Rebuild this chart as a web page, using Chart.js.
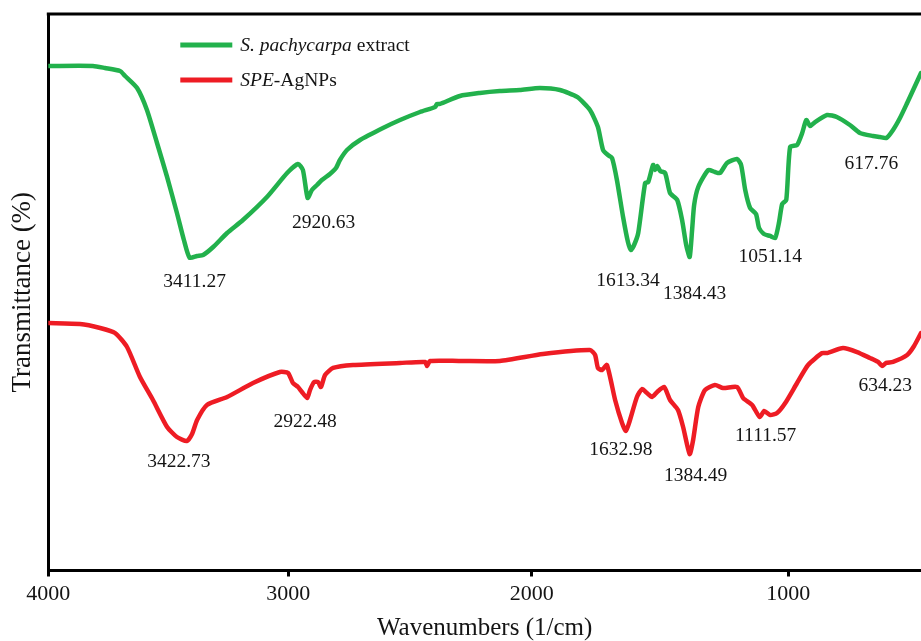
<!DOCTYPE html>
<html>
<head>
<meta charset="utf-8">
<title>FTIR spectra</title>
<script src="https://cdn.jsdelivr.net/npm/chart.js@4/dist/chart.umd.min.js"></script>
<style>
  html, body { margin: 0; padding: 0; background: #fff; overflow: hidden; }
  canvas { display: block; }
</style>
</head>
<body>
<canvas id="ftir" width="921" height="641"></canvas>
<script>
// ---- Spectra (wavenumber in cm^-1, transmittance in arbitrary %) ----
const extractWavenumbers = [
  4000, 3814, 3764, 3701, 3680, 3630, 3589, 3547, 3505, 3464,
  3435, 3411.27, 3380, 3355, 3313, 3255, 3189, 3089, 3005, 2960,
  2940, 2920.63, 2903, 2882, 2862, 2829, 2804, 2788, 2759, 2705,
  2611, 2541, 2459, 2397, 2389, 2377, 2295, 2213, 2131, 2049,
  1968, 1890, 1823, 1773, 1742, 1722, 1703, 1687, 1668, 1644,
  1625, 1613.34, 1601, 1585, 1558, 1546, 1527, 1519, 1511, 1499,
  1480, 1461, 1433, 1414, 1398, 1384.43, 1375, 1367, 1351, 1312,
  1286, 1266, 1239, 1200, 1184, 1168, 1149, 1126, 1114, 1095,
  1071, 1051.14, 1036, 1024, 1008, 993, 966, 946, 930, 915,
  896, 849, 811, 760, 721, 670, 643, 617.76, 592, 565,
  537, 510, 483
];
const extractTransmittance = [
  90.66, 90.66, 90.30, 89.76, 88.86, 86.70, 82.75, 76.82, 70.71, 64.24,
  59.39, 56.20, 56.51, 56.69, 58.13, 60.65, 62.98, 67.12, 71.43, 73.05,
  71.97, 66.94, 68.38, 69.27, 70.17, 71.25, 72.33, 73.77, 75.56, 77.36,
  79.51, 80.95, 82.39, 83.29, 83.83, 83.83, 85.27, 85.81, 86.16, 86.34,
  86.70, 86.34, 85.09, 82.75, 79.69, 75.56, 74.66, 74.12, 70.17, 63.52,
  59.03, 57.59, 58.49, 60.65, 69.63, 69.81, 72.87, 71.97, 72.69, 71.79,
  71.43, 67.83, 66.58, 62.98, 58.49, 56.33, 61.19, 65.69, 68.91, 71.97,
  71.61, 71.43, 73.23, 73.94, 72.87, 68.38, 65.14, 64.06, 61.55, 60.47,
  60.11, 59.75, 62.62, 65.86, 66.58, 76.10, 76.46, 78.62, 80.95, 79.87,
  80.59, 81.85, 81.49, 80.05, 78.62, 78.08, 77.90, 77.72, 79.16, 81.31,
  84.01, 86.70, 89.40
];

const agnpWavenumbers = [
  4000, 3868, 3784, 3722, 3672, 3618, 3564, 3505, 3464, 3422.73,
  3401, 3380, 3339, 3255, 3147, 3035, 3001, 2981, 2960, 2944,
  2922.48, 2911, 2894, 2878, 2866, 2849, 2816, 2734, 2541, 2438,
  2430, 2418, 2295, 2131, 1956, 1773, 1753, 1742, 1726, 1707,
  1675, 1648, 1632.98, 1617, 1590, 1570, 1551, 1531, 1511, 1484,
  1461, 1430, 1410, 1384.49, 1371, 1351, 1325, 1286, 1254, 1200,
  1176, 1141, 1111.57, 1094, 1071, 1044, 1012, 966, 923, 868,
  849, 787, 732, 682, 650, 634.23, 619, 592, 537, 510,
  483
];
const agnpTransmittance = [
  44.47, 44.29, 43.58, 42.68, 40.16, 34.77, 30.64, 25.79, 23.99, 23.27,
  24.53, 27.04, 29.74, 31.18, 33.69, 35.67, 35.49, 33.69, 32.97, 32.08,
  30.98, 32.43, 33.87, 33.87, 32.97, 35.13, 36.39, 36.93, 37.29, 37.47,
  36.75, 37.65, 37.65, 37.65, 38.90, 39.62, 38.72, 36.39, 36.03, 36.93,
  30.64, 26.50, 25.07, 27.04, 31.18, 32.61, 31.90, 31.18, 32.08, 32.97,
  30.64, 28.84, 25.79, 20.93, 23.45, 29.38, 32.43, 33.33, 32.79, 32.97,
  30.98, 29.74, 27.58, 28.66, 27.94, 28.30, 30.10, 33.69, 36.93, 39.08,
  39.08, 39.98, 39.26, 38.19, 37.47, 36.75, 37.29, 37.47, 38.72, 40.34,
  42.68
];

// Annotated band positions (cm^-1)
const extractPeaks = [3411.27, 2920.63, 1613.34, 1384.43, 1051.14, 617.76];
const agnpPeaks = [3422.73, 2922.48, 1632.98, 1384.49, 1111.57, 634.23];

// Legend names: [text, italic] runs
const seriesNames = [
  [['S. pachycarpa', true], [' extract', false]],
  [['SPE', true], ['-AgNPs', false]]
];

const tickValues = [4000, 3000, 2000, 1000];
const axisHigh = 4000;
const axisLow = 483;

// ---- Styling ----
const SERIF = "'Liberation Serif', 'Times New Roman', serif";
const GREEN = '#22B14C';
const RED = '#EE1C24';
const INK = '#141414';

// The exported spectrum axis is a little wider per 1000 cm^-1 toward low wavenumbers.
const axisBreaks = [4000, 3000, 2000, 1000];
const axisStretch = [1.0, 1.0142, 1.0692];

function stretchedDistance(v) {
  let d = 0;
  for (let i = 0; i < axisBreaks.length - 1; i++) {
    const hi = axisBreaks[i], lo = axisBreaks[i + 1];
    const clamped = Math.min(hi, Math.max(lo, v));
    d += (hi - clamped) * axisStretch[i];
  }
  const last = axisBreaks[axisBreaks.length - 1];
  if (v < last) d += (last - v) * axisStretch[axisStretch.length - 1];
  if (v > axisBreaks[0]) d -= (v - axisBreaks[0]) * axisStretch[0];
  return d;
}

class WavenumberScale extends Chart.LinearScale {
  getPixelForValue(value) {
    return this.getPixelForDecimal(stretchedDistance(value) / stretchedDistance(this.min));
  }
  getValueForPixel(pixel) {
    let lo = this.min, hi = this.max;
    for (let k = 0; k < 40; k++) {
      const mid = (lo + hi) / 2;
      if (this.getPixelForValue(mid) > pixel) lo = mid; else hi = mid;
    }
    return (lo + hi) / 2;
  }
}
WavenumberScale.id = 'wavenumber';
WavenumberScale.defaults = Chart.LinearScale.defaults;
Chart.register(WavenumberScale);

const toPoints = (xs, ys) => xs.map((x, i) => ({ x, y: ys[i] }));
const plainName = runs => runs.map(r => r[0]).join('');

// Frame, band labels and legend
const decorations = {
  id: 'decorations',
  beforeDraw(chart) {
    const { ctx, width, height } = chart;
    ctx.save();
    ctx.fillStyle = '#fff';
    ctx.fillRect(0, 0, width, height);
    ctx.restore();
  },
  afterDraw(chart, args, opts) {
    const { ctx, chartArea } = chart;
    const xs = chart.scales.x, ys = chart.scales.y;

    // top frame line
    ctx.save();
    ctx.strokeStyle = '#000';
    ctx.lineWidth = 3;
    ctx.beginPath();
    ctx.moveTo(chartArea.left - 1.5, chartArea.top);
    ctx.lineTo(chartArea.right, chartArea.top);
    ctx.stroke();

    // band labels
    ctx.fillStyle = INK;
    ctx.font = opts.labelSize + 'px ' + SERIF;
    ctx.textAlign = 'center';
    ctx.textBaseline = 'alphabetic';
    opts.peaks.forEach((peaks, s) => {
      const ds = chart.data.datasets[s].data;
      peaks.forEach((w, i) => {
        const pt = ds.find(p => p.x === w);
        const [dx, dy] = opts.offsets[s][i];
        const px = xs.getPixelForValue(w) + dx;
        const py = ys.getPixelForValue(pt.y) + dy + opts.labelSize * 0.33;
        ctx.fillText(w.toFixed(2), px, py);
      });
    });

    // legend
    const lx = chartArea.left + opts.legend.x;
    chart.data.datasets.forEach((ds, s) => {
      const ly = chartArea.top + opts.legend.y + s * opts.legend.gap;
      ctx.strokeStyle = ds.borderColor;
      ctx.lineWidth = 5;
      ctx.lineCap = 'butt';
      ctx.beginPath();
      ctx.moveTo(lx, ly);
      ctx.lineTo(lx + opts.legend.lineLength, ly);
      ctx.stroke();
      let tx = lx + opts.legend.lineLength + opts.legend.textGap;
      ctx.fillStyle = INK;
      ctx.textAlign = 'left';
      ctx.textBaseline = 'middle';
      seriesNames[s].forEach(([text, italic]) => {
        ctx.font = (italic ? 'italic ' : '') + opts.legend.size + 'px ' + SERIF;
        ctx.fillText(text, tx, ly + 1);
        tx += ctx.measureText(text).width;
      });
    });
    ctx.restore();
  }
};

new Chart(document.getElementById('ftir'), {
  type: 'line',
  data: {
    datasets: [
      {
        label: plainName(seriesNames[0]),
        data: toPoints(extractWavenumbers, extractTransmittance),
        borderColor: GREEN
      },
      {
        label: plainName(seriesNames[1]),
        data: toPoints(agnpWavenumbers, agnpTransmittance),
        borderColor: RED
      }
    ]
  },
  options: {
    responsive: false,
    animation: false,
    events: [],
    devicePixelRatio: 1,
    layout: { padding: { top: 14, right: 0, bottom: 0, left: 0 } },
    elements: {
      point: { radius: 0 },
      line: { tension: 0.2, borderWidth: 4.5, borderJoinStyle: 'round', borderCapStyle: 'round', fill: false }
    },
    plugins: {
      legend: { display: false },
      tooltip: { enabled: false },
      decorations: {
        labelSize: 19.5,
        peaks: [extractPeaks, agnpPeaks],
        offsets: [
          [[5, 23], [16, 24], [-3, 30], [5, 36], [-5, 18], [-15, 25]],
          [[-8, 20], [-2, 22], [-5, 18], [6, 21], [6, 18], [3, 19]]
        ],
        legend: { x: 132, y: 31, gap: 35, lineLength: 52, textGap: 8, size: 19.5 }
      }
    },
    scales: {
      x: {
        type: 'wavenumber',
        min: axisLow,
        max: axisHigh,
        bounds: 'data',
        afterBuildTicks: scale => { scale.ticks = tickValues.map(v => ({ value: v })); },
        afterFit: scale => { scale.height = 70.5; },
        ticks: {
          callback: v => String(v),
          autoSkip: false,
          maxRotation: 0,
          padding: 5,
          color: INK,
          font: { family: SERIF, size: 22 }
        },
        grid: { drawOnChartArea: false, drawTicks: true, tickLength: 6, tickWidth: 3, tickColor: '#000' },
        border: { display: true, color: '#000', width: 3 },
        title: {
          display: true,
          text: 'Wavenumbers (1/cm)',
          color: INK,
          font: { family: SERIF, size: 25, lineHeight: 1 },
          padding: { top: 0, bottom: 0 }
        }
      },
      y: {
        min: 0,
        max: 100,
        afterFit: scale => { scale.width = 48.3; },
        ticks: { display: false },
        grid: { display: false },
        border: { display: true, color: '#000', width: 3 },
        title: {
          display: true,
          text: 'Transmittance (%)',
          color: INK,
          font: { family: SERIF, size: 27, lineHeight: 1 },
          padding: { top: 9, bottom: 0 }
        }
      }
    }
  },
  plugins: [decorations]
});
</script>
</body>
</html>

**********

**What to work on:** Tally the lines above containing "this". Answer with the count only.

**Answer in full:** 4